## Dataclasses in Python

#### Simon Westerberg
##### Sartorius Stedim Data Analytics



### Chapter 1 
*The licensed cat owner*


Assume that we have some software in which we want to represent cat owners. 

There is some information tied to each cat owner, specifically:
* Name
* Whether they have a cat owner license
* A list of cats that they own




In python there are of course many different ways to represent this data.
For instance, we could use a tuple like this:

In [None]:
a = ('Anna', True, ['Meowski'])
print(a)

However, a major drawback of tuples is that we don’t know what the data represent. For instance, `True` could mean anything. 

Another option is to use a key/value datatype, like a `dict`:

In [None]:
a = {'name': 'Anna', 'has_license': True, 'cats': ['Meowski']}
print(a)

This is a bit better since we now know what each property represents. However, we still don’t know what the dictionary itself represents. It could be a cat hunter, with a cat hunting license, who has currently killed one cat (Meowski).

We have no type specification, we don’t know if there is some missing information, or too much information.

Next datatype we can try is the named tuple. It exists in two versions. Let’s look at the old one first.

In [None]:
from collections import namedtuple
CatOwner = namedtuple('CatOwner', ['name', 'has_license', 'cats'])

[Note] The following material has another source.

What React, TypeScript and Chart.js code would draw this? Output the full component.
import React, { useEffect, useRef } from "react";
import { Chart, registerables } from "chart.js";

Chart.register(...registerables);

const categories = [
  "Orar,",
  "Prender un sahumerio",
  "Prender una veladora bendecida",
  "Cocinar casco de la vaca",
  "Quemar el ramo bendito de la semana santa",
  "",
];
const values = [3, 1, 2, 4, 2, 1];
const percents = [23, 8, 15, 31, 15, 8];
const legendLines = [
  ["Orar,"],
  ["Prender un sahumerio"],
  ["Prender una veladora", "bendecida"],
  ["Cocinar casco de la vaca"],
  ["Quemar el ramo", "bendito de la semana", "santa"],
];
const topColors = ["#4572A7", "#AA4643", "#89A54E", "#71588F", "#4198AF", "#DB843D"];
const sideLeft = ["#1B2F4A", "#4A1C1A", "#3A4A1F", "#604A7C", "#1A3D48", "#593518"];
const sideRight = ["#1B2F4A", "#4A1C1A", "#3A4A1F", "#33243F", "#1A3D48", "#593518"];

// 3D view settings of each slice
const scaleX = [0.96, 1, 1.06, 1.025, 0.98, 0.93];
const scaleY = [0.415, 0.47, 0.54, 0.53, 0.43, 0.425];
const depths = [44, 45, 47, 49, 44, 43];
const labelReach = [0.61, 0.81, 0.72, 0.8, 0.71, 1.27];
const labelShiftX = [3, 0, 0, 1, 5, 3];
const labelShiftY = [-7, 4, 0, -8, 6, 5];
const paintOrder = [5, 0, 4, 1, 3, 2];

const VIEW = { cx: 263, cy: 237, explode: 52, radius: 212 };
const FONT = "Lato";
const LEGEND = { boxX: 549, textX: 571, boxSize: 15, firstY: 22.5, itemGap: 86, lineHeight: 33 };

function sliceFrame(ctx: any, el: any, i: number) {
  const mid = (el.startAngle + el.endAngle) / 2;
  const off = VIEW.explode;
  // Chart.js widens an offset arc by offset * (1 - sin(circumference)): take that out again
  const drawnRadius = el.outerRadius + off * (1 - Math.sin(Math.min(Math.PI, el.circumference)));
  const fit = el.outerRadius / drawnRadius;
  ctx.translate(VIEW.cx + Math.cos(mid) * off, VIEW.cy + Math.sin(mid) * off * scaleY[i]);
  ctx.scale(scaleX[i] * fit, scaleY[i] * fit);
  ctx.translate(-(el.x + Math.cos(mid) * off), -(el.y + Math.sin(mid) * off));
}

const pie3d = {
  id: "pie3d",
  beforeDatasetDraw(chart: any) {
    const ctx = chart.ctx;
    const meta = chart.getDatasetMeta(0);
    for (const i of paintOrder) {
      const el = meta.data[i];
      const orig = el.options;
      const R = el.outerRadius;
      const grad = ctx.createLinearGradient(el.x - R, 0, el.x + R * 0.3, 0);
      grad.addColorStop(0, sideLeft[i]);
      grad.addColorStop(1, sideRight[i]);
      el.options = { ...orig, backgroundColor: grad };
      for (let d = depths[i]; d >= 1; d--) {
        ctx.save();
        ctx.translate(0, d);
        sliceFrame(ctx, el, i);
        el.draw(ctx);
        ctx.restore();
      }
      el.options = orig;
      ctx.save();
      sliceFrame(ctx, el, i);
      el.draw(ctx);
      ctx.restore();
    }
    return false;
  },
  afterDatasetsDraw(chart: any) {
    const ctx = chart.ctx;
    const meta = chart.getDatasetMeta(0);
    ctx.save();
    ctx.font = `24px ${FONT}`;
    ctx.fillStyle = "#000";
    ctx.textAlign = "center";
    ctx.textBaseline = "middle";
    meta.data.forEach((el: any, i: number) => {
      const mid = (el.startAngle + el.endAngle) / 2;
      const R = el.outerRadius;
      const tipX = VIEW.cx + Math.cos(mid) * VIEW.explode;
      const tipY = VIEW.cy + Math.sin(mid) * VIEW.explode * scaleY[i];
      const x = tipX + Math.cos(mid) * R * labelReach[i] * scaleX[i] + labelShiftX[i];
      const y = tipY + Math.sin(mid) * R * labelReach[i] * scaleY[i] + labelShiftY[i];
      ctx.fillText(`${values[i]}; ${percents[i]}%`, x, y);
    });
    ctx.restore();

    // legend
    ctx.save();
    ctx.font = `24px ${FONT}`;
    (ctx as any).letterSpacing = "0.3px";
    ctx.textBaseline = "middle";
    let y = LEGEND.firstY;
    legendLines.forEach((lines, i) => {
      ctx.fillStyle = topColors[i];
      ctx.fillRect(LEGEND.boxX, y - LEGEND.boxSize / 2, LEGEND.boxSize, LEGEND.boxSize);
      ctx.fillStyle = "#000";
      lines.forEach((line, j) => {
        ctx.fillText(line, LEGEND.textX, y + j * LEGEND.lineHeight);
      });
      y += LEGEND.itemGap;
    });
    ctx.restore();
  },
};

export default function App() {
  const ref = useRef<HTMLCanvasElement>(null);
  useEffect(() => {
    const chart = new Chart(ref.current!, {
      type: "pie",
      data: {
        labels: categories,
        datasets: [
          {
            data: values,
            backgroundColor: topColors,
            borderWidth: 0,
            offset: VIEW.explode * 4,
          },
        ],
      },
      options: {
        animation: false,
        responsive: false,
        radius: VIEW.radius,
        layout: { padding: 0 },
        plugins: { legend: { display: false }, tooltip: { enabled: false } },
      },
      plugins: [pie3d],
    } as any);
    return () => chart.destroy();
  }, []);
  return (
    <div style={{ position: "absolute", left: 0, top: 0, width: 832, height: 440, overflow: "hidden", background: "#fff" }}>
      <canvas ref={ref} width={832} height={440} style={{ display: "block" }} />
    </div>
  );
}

a = CatOwner('Anna', True, ['Meowski'])
print(a)

Now we have a name for the type, and for the fields. Great. 
However, we have to specify the name twice, and if they mismatch, things get confusing…
Further, we cannot make use of Python type hints, e.g. specifying that the name should be a string. 

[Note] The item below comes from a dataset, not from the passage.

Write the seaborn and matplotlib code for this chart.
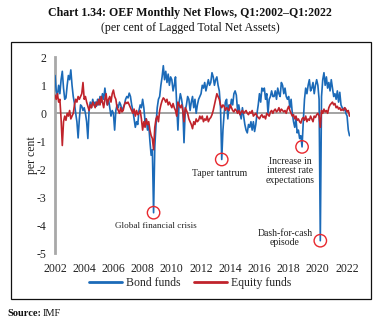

So in Python 3.6, we got the other version of the named tuple, the typed NamedTuple:

In [None]:
from typing import NamedTuple, List
class CatOwner(NamedTuple):
    name: str
    has_license: bool = True
    cats: List[str] = ["Meowski"]

This version also provides an easy way to specify default values. 

Let’s say most cat owners actually become cat owners i samband med att de get their cat license. They apply for license and receives a diploma, as well as a cat, called Meowski.

We can specify this in the class template and then instantiate two cat owners, and they both have their default values. 

In [None]:
a = CatOwner("Anna")
b = CatOwner("Bob")

print(a)
print(b)

Looks good, right? Well, it's not...

### Chapter 2 
*The tumble dryer incident*

After a while, Anna's cat accidentally ends up in the tumble dryer.
We want our data to reflect this.

First we remove the cat from her list of cats.

In [None]:
a.cats.remove('Meowski')
print(a.cats)

Now that list is empty.
However, Bobs list of cats is also empty…

In [None]:
print(b.cats)

This is because a list behaves like a reference type, where the list ovject is created when the class is created, and all CatOwner instances get references to the same object.

We also want to revoke Anna’s cat owner license:

In [None]:
a.has_license = False

However, named tuples are immutable, and this results in an error.

Immutability is often desirable, so nothing inherently wrong with this. 
But there are cases where mutability is desired, e.g. for performance reasons.
And we still need to fix the problem with default values for reference types.

## Chapter 3
*The* `class`*y solution*

How about using a good old regular class then? Let's try!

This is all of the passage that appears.